To appeal to the masses, the film needed to hover somewhere in the middle: It’s woke and not woke, it’s true and false, it’s politically correct and politically incorrect, it’s feminist and unfeminist, it’s deep and silly, it’s fun and serious, it’s liberal and conservative (or, shall we say, “Kenservative”). We can take solace in that. Mattel, perhaps thanks to its Israeli-American CEO, did not surrender to corporate woke-ism; in the end, the market “regulated” a foray into any extreme ideology.

That is the genius of writer/director Gerwig, raised Catholic, and of her writing partner and Jewish husband, Noah Baumbach. The movie can be whatever you want it to be. As long as there is no clear (political) message, girls and their parents of all persuasions will continue to buy the doll. The film saved “Barbieland” from being obsolete, old-fashioned and politically incorrect. And now, there’s a stand dedicated to Barbie dolls and accessories in the German supermarket near where I live in Berlin.

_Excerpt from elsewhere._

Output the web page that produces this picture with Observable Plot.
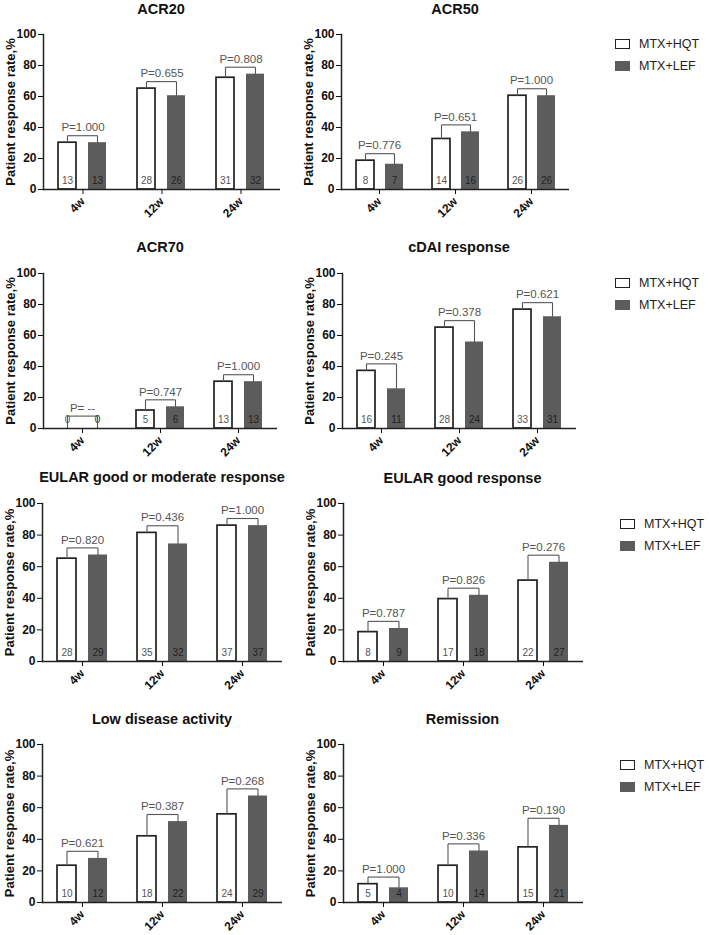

There is a deep story behind Barbie—the success story of the daughter of Jewish immigrants to America who had a good idea, inspired by a German product, that indeed wielded great influence on the place of women in society. But that’s the stuff of books.

Handler’s spirit in the film comes through not only in the portrayal of the mentor/mother relationship with her plastic daughter but by its business savvy, led by a fellow Jew. Her idol will now be immortal—thanks, in part—to a brilliantly smart and brilliantly stupid movie.